The tool here is another bit of the 9.5mm diameter rod with an 8mm hole drilled in the end (done on the lathe), and some of the resulting wall shape ground away to make a cutter with a single pointy bit that spins around. The idea is that, when it's brought down onto the brass sheet, it cuts in a circular path, leaving a small disc in the middle. Since the hole in the tool is 8mm, the disc left is also 8mm in diameter.
In reality, it was really a bit fraught. The tool didn't run as well centred as I would have liked because I don't have a 9.5mm collet for the mill - I had to bodge with a 10mm collet and a wrap of the 0.25mm brass around the tool to make up the diameter (2 x 0.25mm thicknesses at the radius = 0.5mm increase in diameter = a supposed 10mm diameter tool-and-brass combination).
It still didn't run very true, and this was a problem during the cutting. As the tool went deeper into the material, its slightly eccentric path was able to impart quite a lot of force onto the edge of the brass sheet outside the cut. This made the sheet move around and the adhesion of the masking tape wasn't enough to hold it down (so I found a limit for the masking tape method, but machining forces can be pretty high). In the end, it was asking too much to cut right through the sheet, especially since it was tending to deform under the cutter.
I got the little discs in the end, but ended up cutting them out with a combination of tin snips and wire cutters (both cantilever types for easy and precise cutting). The indented circles helped a lot as a guide for the cutting. You can see some the cut and uncut discs here...
In the pile of scrap on the left, you can also see the result of the brass sheet parting company from the masking tape - there's a bit with multiple round traces as the cutter hit the metal while it was moving.
As it turned out, tidying them up was fairly easy.
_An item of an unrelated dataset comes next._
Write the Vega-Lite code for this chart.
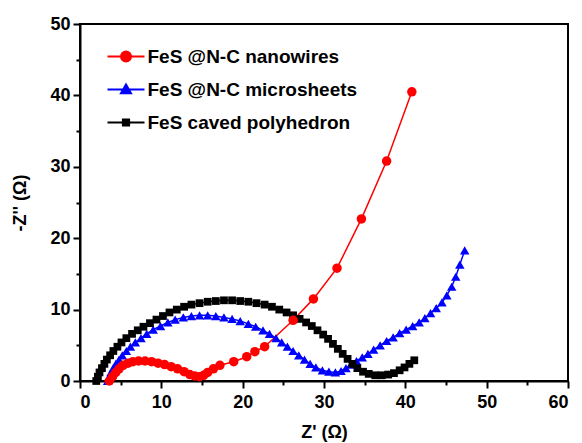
{
  "$schema": "https://vega.github.io/schema/vega-lite/v6.json",
  "width": 488,
  "height": 357,
  "autosize": {"type": "none"},
  "padding": {"left": 80, "top": 24, "right": 14, "bottom": 62},
  "background": "white",
  "config": {
    "view": {"stroke": "black", "strokeWidth": 2},
    "font": "Liberation Sans"
  },
  "data": {
    "values": [
      {"series":"FeS @N-C microsheets","zr":3.4,"zi":0.0},{"series":"FeS @N-C microsheets","zr":3.6,"zi":0.6},{"series":"FeS @N-C microsheets","zr":3.8,"zi":1.2},{"series":"FeS @N-C microsheets","zr":4.1,"zi":1.8},{"series":"FeS @N-C microsheets","zr":4.4,"zi":2.4},{"series":"FeS @N-C microsheets","zr":4.8,"zi":3.0},{"series":"FeS @N-C microsheets","zr":5.2,"zi":3.6},{"series":"FeS @N-C microsheets","zr":5.7,"zi":4.2},{"series":"FeS @N-C microsheets","zr":6.2,"zi":4.8},{"series":"FeS @N-C microsheets","zr":6.8,"zi":5.4},{"series":"FeS @N-C microsheets","zr":7.5,"zi":6.0},{"series":"FeS @N-C microsheets","zr":8.2,"zi":6.6},{"series":"FeS @N-C microsheets","zr":9.0,"zi":7.2},{"series":"FeS @N-C microsheets","zr":9.9,"zi":7.7},{"series":"FeS @N-C microsheets","zr":10.8,"zi":8.2},{"series":"FeS @N-C microsheets","zr":11.7,"zi":8.6},{"series":"FeS @N-C microsheets","zr":12.7,"zi":8.9},{"series":"FeS @N-C microsheets","zr":13.7,"zi":9.1},{"series":"FeS @N-C microsheets","zr":14.7,"zi":9.2},{"series":"FeS @N-C microsheets","zr":15.7,"zi":9.2},{"series":"FeS @N-C microsheets","zr":16.7,"zi":9.1},{"series":"FeS @N-C microsheets","zr":17.7,"zi":8.9},{"series":"FeS @N-C microsheets","zr":18.7,"zi":8.7},{"series":"FeS @N-C microsheets","zr":19.7,"zi":8.4},{"series":"FeS @N-C microsheets","zr":20.7,"zi":8.0},{"series":"FeS @N-C microsheets","zr":21.6,"zi":7.6},{"series":"FeS @N-C microsheets","zr":22.5,"zi":7.1},{"series":"FeS @N-C microsheets","zr":23.3,"zi":6.6},{"series":"FeS @N-C microsheets","zr":24.1,"zi":6.0},{"series":"FeS @N-C microsheets","zr":24.8,"zi":5.4},{"series":"FeS @N-C microsheets","zr":25.5,"zi":4.8},{"series":"FeS @N-C microsheets","zr":26.2,"zi":4.2},{"series":"FeS @N-C microsheets","zr":26.9,"zi":3.6},{"series":"FeS @N-C microsheets","zr":27.6,"zi":3.0},{"series":"FeS @N-C microsheets","zr":28.3,"zi":2.4},{"series":"FeS @N-C microsheets","zr":29.0,"zi":1.9},{"series":"FeS @N-C microsheets","zr":29.8,"zi":1.5},{"series":"FeS @N-C microsheets","zr":30.6,"zi":1.3},{"series":"FeS @N-C microsheets","zr":31.4,"zi":1.2},{"series":"FeS @N-C microsheets","zr":32.1,"zi":1.4},{"series":"FeS @N-C microsheets","zr":32.7,"zi":1.8},{"series":"FeS @N-C microsheets","zr":33.3,"zi":2.3},{"series":"FeS @N-C microsheets","zr":34.0,"zi":2.8},{"series":"FeS @N-C microsheets","zr":34.7,"zi":3.3},{"series":"FeS @N-C microsheets","zr":35.4,"zi":3.8},{"series":"FeS @N-C microsheets","zr":36.1,"zi":4.4},{"series":"FeS @N-C microsheets","zr":36.9,"zi":5.0},{"series":"FeS @N-C microsheets","zr":37.7,"zi":5.6},{"series":"FeS @N-C microsheets","zr":38.5,"zi":6.1},{"series":"FeS @N-C microsheets","zr":39.3,"zi":6.7},{"series":"FeS @N-C microsheets","zr":40.1,"zi":7.2},{"series":"FeS @N-C microsheets","zr":40.9,"zi":7.7},{"series":"FeS @N-C microsheets","zr":41.7,"zi":8.2},{"series":"FeS @N-C microsheets","zr":42.4,"zi":8.8},{"series":"FeS @N-C microsheets","zr":43.1,"zi":9.5},{"series":"FeS @N-C microsheets","zr":43.8,"zi":10.2},{"series":"FeS @N-C microsheets","zr":44.5,"zi":11.0},{"series":"FeS @N-C microsheets","zr":45.1,"zi":12.0},{"series":"FeS @N-C microsheets","zr":45.7,"zi":13.2},{"series":"FeS @N-C microsheets","zr":46.2,"zi":14.6},{"series":"FeS @N-C microsheets","zr":46.7,"zi":16.3},{"series":"FeS @N-C microsheets","zr":47.3,"zi":18.3},
      {"series":"FeS caved polyhedron","zr":2.0,"zi":0.0},{"series":"FeS caved polyhedron","zr":2.2,"zi":0.6},{"series":"FeS caved polyhedron","zr":2.4,"zi":1.2},{"series":"FeS caved polyhedron","zr":2.7,"zi":1.8},{"series":"FeS caved polyhedron","zr":3.0,"zi":2.4},{"series":"FeS caved polyhedron","zr":3.3,"zi":3.0},{"series":"FeS caved polyhedron","zr":3.7,"zi":3.6},{"series":"FeS caved polyhedron","zr":4.1,"zi":4.2},{"series":"FeS caved polyhedron","zr":4.6,"zi":4.8},{"series":"FeS caved polyhedron","zr":5.1,"zi":5.4},{"series":"FeS caved polyhedron","zr":5.7,"zi":6.0},{"series":"FeS caved polyhedron","zr":6.4,"zi":6.6},{"series":"FeS caved polyhedron","zr":7.1,"zi":7.1},{"series":"FeS caved polyhedron","zr":7.8,"zi":7.6},{"series":"FeS caved polyhedron","zr":8.6,"zi":8.1},{"series":"FeS caved polyhedron","zr":9.4,"zi":8.6},{"series":"FeS caved polyhedron","zr":10.2,"zi":9.1},{"series":"FeS caved polyhedron","zr":11.0,"zi":9.6},{"series":"FeS caved polyhedron","zr":11.9,"zi":10.0},{"series":"FeS caved polyhedron","zr":12.8,"zi":10.4},{"series":"FeS caved polyhedron","zr":13.7,"zi":10.7},{"series":"FeS caved polyhedron","zr":14.7,"zi":10.9},{"series":"FeS caved polyhedron","zr":15.7,"zi":11.1},{"series":"FeS caved polyhedron","zr":16.7,"zi":11.2},{"series":"FeS caved polyhedron","zr":17.7,"zi":11.3},{"series":"FeS caved polyhedron","zr":18.7,"zi":11.3},{"series":"FeS caved polyhedron","zr":19.7,"zi":11.2},{"series":"FeS caved polyhedron","zr":20.7,"zi":11.1},{"series":"FeS caved polyhedron","zr":21.7,"zi":10.9},{"series":"FeS caved polyhedron","zr":22.7,"zi":10.7},{"series":"FeS caved polyhedron","zr":23.6,"zi":10.4},{"series":"FeS caved polyhedron","zr":24.5,"zi":10.0},{"series":"FeS caved polyhedron","zr":25.4,"zi":9.6},{"series":"FeS caved polyhedron","zr":26.2,"zi":9.2},{"series":"FeS caved polyhedron","zr":27.0,"zi":8.7},{"series":"FeS caved polyhedron","zr":27.8,"zi":8.2},{"series":"FeS caved polyhedron","zr":28.5,"zi":7.7},{"series":"FeS caved polyhedron","zr":29.2,"zi":7.1},{"series":"FeS caved polyhedron","zr":29.9,"zi":6.5},{"series":"FeS caved polyhedron","zr":30.5,"zi":5.9},{"series":"FeS caved polyhedron","zr":31.1,"zi":5.2},{"series":"FeS caved polyhedron","zr":31.7,"zi":4.5},{"series":"FeS caved polyhedron","zr":32.3,"zi":3.8},{"series":"FeS caved polyhedron","zr":32.9,"zi":3.1},{"series":"FeS caved polyhedron","zr":33.5,"zi":2.4},{"series":"FeS caved polyhedron","zr":34.1,"zi":1.8},{"series":"FeS caved polyhedron","zr":34.8,"zi":1.3},{"series":"FeS caved polyhedron","zr":35.5,"zi":1.0},{"series":"FeS caved polyhedron","zr":36.3,"zi":0.8},{"series":"FeS caved polyhedron","zr":37.1,"zi":0.8},{"series":"FeS caved polyhedron","zr":37.9,"zi":0.9},{"series":"FeS caved polyhedron","zr":38.6,"zi":1.1},{"series":"FeS caved polyhedron","zr":39.3,"zi":1.5},{"series":"FeS caved polyhedron","zr":39.9,"zi":1.9},{"series":"FeS caved polyhedron","zr":40.5,"zi":2.4},{"series":"FeS caved polyhedron","zr":41.1,"zi":2.9},
      {"series":"FeS @N-C nanowires","zr":3.6,"zi":0.0},{"series":"FeS @N-C nanowires","zr":4.0,"zi":0.6},{"series":"FeS @N-C nanowires","zr":4.4,"zi":1.2},{"series":"FeS @N-C nanowires","zr":4.8,"zi":1.7},{"series":"FeS @N-C nanowires","zr":5.3,"zi":2.2},{"series":"FeS @N-C nanowires","zr":5.9,"zi":2.5},{"series":"FeS @N-C nanowires","zr":6.5,"zi":2.7},{"series":"FeS @N-C nanowires","zr":7.2,"zi":2.8},{"series":"FeS @N-C nanowires","zr":8.0,"zi":2.8},{"series":"FeS @N-C nanowires","zr":8.8,"zi":2.7},{"series":"FeS @N-C nanowires","zr":9.6,"zi":2.5},{"series":"FeS @N-C nanowires","zr":10.4,"zi":2.3},{"series":"FeS @N-C nanowires","zr":11.2,"zi":2.0},{"series":"FeS @N-C nanowires","zr":12.0,"zi":1.7},{"series":"FeS @N-C nanowires","zr":12.8,"zi":1.3},{"series":"FeS @N-C nanowires","zr":13.5,"zi":0.9},{"series":"FeS @N-C nanowires","zr":14.1,"zi":0.7},{"series":"FeS @N-C nanowires","zr":14.7,"zi":0.6},{"series":"FeS @N-C nanowires","zr":15.2,"zi":0.8},{"series":"FeS @N-C nanowires","zr":15.7,"zi":1.2},{"series":"FeS @N-C nanowires","zr":16.4,"zi":1.7},{"series":"FeS @N-C nanowires","zr":17.2,"zi":2.2},{"series":"FeS @N-C nanowires","zr":18.9,"zi":2.7},{"series":"FeS @N-C nanowires","zr":20.5,"zi":3.4},{"series":"FeS @N-C nanowires","zr":21.5,"zi":4.1},{"series":"FeS @N-C nanowires","zr":22.7,"zi":4.8},{"series":"FeS @N-C nanowires","zr":26.2,"zi":8.5},{"series":"FeS @N-C nanowires","zr":28.7,"zi":11.5},{"series":"FeS @N-C nanowires","zr":31.6,"zi":15.8},{"series":"FeS @N-C nanowires","zr":34.6,"zi":22.7},{"series":"FeS @N-C nanowires","zr":37.7,"zi":30.8},{"series":"FeS @N-C nanowires","zr":40.8,"zi":40.5}
    ]
  },
  "encoding": {
    "x": {
      "field": "zr", "type": "quantitative",
      "scale": {"domain": [0, 60], "nice": false, "zero": false},
      "axis": {
        "title": "Z' (Ω)", "values": [0,5,10,15,20,25,30,35,40,45,50,55,60],
        "labelExpr": "datum.value % 10 === 0 ? datum.label : ''",
        "grid": false, "domain": true, "domainColor": "black", "domainWidth": 2,
        "tickColor": "black", "tickWidth": 2,
        "tickSize": {"condition": {"test": "datum.value % 10 === 0", "value": 7}, "value": 4},
        "labelFont": "Liberation Sans", "labelFontSize": 18, "labelFontWeight": "bold", "labelColor": "black", "labelPadding": 5,
        "titleFont": "Liberation Sans", "titleFontSize": 18, "titleFontWeight": "bold", "titleColor": "black", "titlePadding": 12
      }
    },
    "y": {
      "field": "zi", "type": "quantitative",
      "scale": {"domain": [0, 50], "nice": false},
      "axis": {
        "title": "-Z'' (Ω)", "values": [0,5,10,15,20,25,30,35,40,45,50],
        "labelExpr": "datum.value % 10 === 0 ? datum.label : ''",
        "grid": false, "domain": true, "domainColor": "black", "domainWidth": 2,
        "tickColor": "black", "tickWidth": 2,
        "tickSize": {"condition": {"test": "datum.value % 10 === 0", "value": 7}, "value": 4},
        "labelFont": "Liberation Sans", "labelFontSize": 18, "labelFontWeight": "bold", "labelColor": "black", "labelPadding": 3,
        "titleFont": "Liberation Sans", "titleFontSize": 18, "titleFontWeight": "bold", "titleColor": "black", "titlePadding": 20
      }
    },
    "color": {
      "field": "series", "type": "nominal",
      "scale": {"domain": ["FeS @N-C nanowires", "FeS @N-C microsheets", "FeS caved polyhedron"], "range": ["#FF0000", "#0000FF", "#000000"]},
      "legend": {
        "title": null, "orient": "none", "legendX": 36.5, "legendY": 23, "padding": 0,
        "symbolSize": 100, "symbolStrokeWidth": 2, "symbolOpacity": 1,
        "symbolType": {"expr": "datum.value === 'FeS @N-C nanowires' ? 'M-3.7,0H3.7M1,0A1,1,0,1,1,-1,0A1,1,0,1,1,1,0Z' : datum.value === 'FeS @N-C microsheets' ? 'M-3.7,0H3.7M0,-1L1,0.75L-1,0.75Z' : 'M-3.7,0H3.7M-0.62,-0.62H0.62V0.62H-0.62Z'"},
        "labelFont": "Liberation Sans", "labelFontSize": 19, "labelFontWeight": "bold", "labelColor": "black",
        "labelOffset": 12, "rowPadding": 13, "labelLimit": 400,
        "encode": {
          "symbols": {
            "update": {
              "shape": {"signal": "datum.value === 'FeS @N-C nanowires' ? 'M-3.7,0H3.7M1,0A1,1,0,1,1,-1,0A1,1,0,1,1,1,0Z' : datum.value === 'FeS @N-C microsheets' ? 'M-3.7,0H3.7M0,-1L1,0.75L-1,0.75Z' : 'M-3.7,0H3.7M-0.62,-0.62H0.62V0.62H-0.62Z'"},
              "size": {"value": 100},
              "fill": {"signal": "scale('color', datum.value)"},
              "stroke": {"signal": "scale('color', datum.value)"},
              "strokeWidth": {"value": 2},
              "opacity": {"value": 1}
            }
          }
        }
      }
    }
  },
  "layer": [
    {"mark": {"type": "line", "strokeWidth": 1.5}, "encoding": {}},
    {
      "transform": [{"filter": "datum.series === 'FeS @N-C microsheets'"}],
      "mark": {"type": "point", "filled": true, "opacity": 1, "shape": "triangle-up", "size": 90}
    },
    {
      "transform": [{"filter": "datum.series === 'FeS caved polyhedron'"}],
      "mark": {"type": "point", "filled": true, "opacity": 1, "shape": "square", "size": 60}
    },
    {
      "transform": [{"filter": "datum.series === 'FeS @N-C nanowires'"}],
      "mark": {"type": "point", "filled": true, "opacity": 1, "shape": "circle", "size": 90}
    }
  ]
}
I snipped off the remaining thin bits around the edges with some small wire cutters, and then gently tidied up the edges with a fine file...
36 of these ought to be enough for anybody (I certainly don't want to make any more...).
The filing went okay - filing the really thin bits where it had been deformed by the cutter was quite quick, and it slowed down noticeably when the file hit the original 0.25mm thickness.
Certainly the most fiddly and and somewhat frustrating stage of the project so far, not least because the plan with the cutter didn't work out, and not helped by them being so small. I've got a bit more to do with these, but I think I can move onto some other, larger, shapes to be made from the thin brass first. Once they're done, I can look at finishing both the little discs and the other bits at the same time because I expect the techniques I use then will be the same for both (once I work out how to do it).